Deemed the deepest draft since 2003, the early returns of the 2013 NHL draft is certainly looking like they could live up to the hype. Two players from that class will get another go at it when the Tampa Bay Lightning and Washington Capitals take on each other.
After missing the first handful of games this season, Jonathan Drouin is slowly starting to show the offensive skill set that made him such a highly prospect. Taken third overall, Drouin took a different route that the majority of the top picks did not take that year – he spent another year in juniors.
Seven of the top ten draft picks in 2013 played in the NHL right away, Drouin was one of the three who did not. He used that time to hone his all-around skills – making the shift from wing to center with his junior team, the Halifax Mooseheads.
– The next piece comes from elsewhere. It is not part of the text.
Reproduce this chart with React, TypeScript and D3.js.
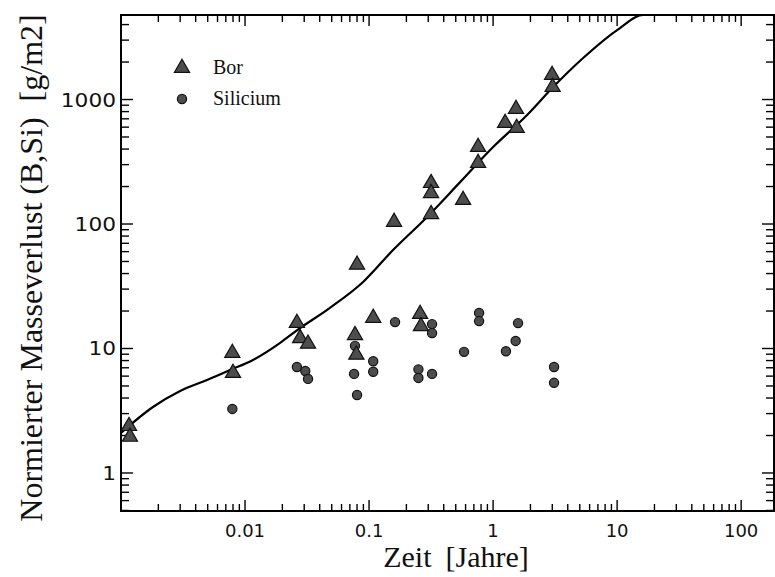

Drouin played wing the year before to fellow top prospect and eventual first overall pick, Nathan MacKinnnon, and despite heading back to Halifax without him he would put up even better numbers than his draft year.
After posting 105-points (41 G, 64 A) with MacKinnon, Drouin scored three more points in three less games – finishing with 108-points (29 G, 79 A). Drouin has showed some of that playmaking ability early on in limited playing time, with 10-assists in 20 games played.
Like Drouin, Andre Burakovsky is learning a new position but he is doing so at the highest level. Playing winger last season with the Erie Otters, Burakovsky made the shift to center after making the Capitals out of camp.
Also like Drouin, Burakovsky benefitted from having an elite talent playing on his line. The favorite to go first overall in the upcoming NHL draft, Connor McDavid served as Burakovsky’s center for the Otters.
But now at the next level, the Swedish born teenager is showing that he has plenty of his own talent to boot. The Capitals have been in dire search for a permanent answer behind their top center, Nicklas Backstrom and despite not having any NHL experience; Burakovsky was able to beat out another first round Capital to win the second line job – Evgeny Kutnetzov.
As with any young player, especially teenagers in their first NHL season, struggles will be expected. Drouin has seen himself a healthy scratch on several occasions this year, a victim of a deep team as well and getting familiar with the NHL game (namely playing without the puck) but with Vladislav Namestnikov being sent back to the AHL, it could open things up for more and consistent playing time.
Burakovsky, on the other hand, got off his NHL career on tear by registering points in four straight games and in seven of the first nine overall. Not really talked about as a legitimate Calder Trophy candidate early on – the Swede threw himself at the top of the list with his month of October.
The month has been trying however, as the young Capital has only registered a single goal in his last ten games – eventually leading to him being a healthy scratch for the first time in his career this past Saturday.
In a Washington Post article, Capitals’ head coach Barry Trotz had this to say about his young center,
“I think Burt’s on a little bit of a downward turn here,” Coach Barry Trotz said “It’s okay. Pull him out of a game, let him reset, if you will. I think it’s always good to get the urgency level up and the detail level up with any young guy or anybody really. He’s no different than someone else. He’s been good.”
Now his struggles have brought up the question on whether or not they should allow Burakovsky to participate in the upcoming World Junior Hockey Championships tournament, as he was named to the preliminary roster for team Sweden.
If there is one thing they isn’t a question, it is the skill that both of these players possess. As with every down, there comes an up and when they are up both Drouin and Burakovsky have shown the potential to be two of the more dangerous players in the league.